Граф Ф. И. Толстой Отставной полковник и действительный философ граф Фёдор Иванович Толстой «к пятидесяти годам ухабистой жизни»[838] уже зримо постарел, поседел, начинал слегка горбиться, но ещё хранил толику мужского шарма. Силы Американца покуда не истощились вконец, он в меру следил за собой, да и волосы его по-прежнему кудрявились, а глаза — и это, наверное, самое показательное — подчас загорались молодецким огнём.
Вот как описала облик дядюшки в конце двадцатых годов Мария Каменская: «Тогда в Фёдоре Ивановиче не было уже ничего удивительного, он был человек как человек: пожилой, курчавый, с проседью, лицо красное, с большими умными чёрными глазами, и разговаривал, и шутил за столом, как все люди»[839].
Спустя десятилетие с лишком Александр Герцен увидел несколько иного Американца: «Один взгляд на наружность старика, на его лоб, покрытый седыми кудрями, на его сверкающие глаза и атлетическое тело показывал, сколько энергии и силы было ему дано от природы»[840].
А у Льва Толстого, двоюродного племянника нашего героя, в памяти с детства отложилось: «Помню его прекрасное лицо: бронзовое, бритое, с густыми белыми бакенбардами до углов рта и такие же белые курчавые волосы»[841].
Сказать, изучив мартиролог графа Фёдора Толстого, что тридцатые — они же предзакатные — годы были для графа трудными, — значит ничего не сказать. В это десятилетие Американец лишился почти всего того, что жизненно необходимо простому смертному. Он утратил многое — и многих. «Конечно, я подобен человеку в агонии, но не совсем же ещё и умер; следовательно, мне потребны лекарства, а не гроб» — так характеризовал наш герой свой статус в письме князю П. А. Вяземскому[842].
Богато на подлинно эпохальные события было то время. Именно тогда вспыхнул и захлебнулся в крови польский бунт; дважды бесчинствовала в губерниях холера; издали Полное собрание и Свод законов Российской империи; заключили важные союзные договоры и конвенции; был утверждён государственный гимн державы; в Отечестве открывались университеты, институты и академии; построили железную дорогу от Петербурга до Царского Села; учредили Археографическую комиссию и Училище правоведения; правительство изыскивало средства к улучшению состояния крестьян разных званий; во Франции пали Бурбоны, а у нас вознеслась Александровская колонна и обратился в пепел Зимний дворец…

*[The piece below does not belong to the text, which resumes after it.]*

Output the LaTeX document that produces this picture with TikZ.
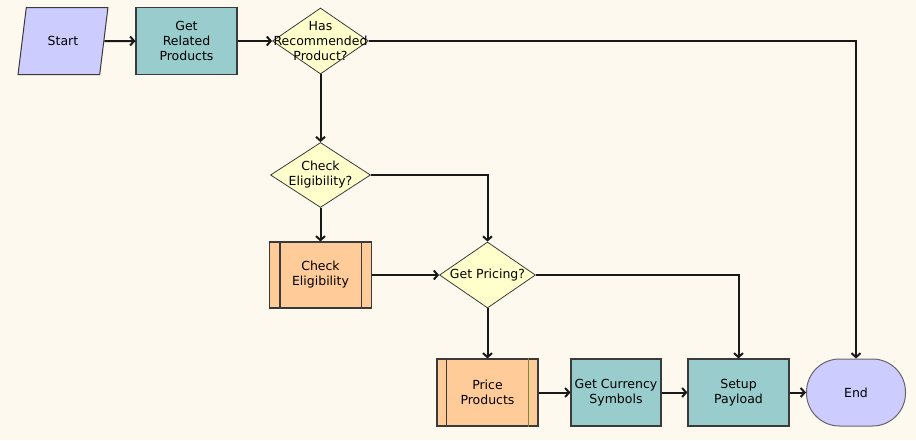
\documentclass[tikz,border=0pt]{standalone}
\usepackage{fontspec}
\setmainfont{DejaVu Sans}
\usepackage{tikz}
\usetikzlibrary{shapes.geometric,arrows.meta}
\usepackage{xcolor}
\definecolor{bgcream}{HTML}{FEF9EF}
\definecolor{lilac}{HTML}{CCCCFF}
\definecolor{taskteal}{HTML}{99CCCC}
\definecolor{decyellow}{HTML}{FFFFCC}
\definecolor{suborange}{HTML}{FFCC99}
\definecolor{edgegray}{HTML}{3A3A3A}
\definecolor{olivebar}{HTML}{7A8A3A}

\begin{document}
\begin{tikzpicture}[x=1pt,y=-1pt,>={Straight Barb[length=4pt,width=9pt]},
  every node/.style={font=\fontsize{12.5}{15}\selectfont,align=center,text=black},
  task/.style={draw=edgegray,line width=1.1pt,fill=taskteal,
               minimum width=101pt,minimum height=67pt,inner sep=0pt},
  sub/.style={task,fill=suborange},
  decision/.style={diamond,draw=edgegray,line width=0.8pt,fill=decyellow,
               minimum width=96pt,minimum height=66pt,inner sep=0pt},
  flow/.style={->,line width=2pt,draw=black!90}]
  \fill[bgcream] (0,0) rectangle (916,440);
  %nodes
  \node (start) [trapezium,trapezium left angle=70,trapezium right angle=110,
        trapezium stretches=true,draw=edgegray,line width=1pt,fill=lilac,
        minimum width=90pt,minimum height=67pt,inner sep=0pt] at (63,41) {Start};
  \node (grp) [task] at (186.5,41) {Get\\Related\\Products};
  \node (has) [decision,label={center:Has\\Recommended\\Product?}] at (320.5,41) {};
  \node (celq) [decision,minimum width=100pt,minimum height=65pt,
        label={center:Check\\Eligibility?}] at (320.5,175) {};
  \node (chk) [sub,minimum width=102pt,minimum height=66pt] at (320.5,275) {Check\\Eligibility};
  \node (gp) [decision,label={center:Get Pricing?}] at (487.5,275) {};
  \node (price) [sub] at (487.5,392.5) {Price\\Products};
  \node (gcs) [task,minimum width=90pt] at (616,392.5) {Get Currency\\Symbols};
  \node (setup) [task] at (738.5,392.5) {Setup\\Payload};
  \node (end) [draw=black!60,line width=1pt,fill=lilac,rounded corners=33pt,
        minimum width=99pt,minimum height=67pt] at (856,392.5) {End};
  %process bars
  \draw[line width=1.1pt,edgegray]
        ([xshift=11pt]chk.north west) -- ([xshift=11pt]chk.south west)
        ([xshift=-11pt]chk.north east) -- ([xshift=-11pt]chk.south east)
        ([xshift=10pt]price.north west) -- ([xshift=10pt]price.south west);
  \draw[line width=1.1pt,olivebar]
        ([xshift=-10pt]price.north east) -- ([xshift=-10pt]price.south east);
  %arrows
  \foreach \a/\b in {start.east/grp.west,grp.east/has.west,has.south/celq.north,
        celq.south/chk.north,chk.east/gp.west,gp.south/price.north,
        price.east/gcs.west,gcs.east/setup.west,setup.east/end.west}
  \draw[flow] (\a) -- (\b);
  \draw[flow] (has.east) -| (end.north);
  \draw[flow] (celq.east) -| (gp.north);
  \draw[flow] (gp.east) -| (setup.north);
\end{tikzpicture}
\end{document}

Всё перечисленное и многое другое, похоже, мало коснулось нашего героя: Американца как будто переместили из николаевского царствования в иное измерение. Он в тридцатые годы просто брёл, спотыкаясь и думая о близкой домовине, по жизни — брёл от января к декабрю, от огорчения к разочарованию, от потери к потере…
А начиналось всё очень даже недурственно — с любимых удовольствий…
В марте 1830 года Москву посетил император Николай Павлович, и верноподданный Американец отметил августейший визит самым добросовестным образом. Так, 16-го числа, когда царь уже покинул Белокаменную, граф с трудом сумел добавить несколько строк к письму А. С. Пушкина, которое было адресовано П. А. Вяземскому, в Петербург:
«При сей верной оказии, не мог я преминовать, что бы и мне не засвидетельствовать вам покорного почтенья, мой любезнейший князь Пётр Андреевич. Желал бы писать гораздо и пространнее, но истинно так, так утомлён удовольствиями, которые нам, счастливым москвичам, доставило внезапное прибытие государя императора. Право, князь, ещё не могу отдохнуть и опомниться» (XIV, 70).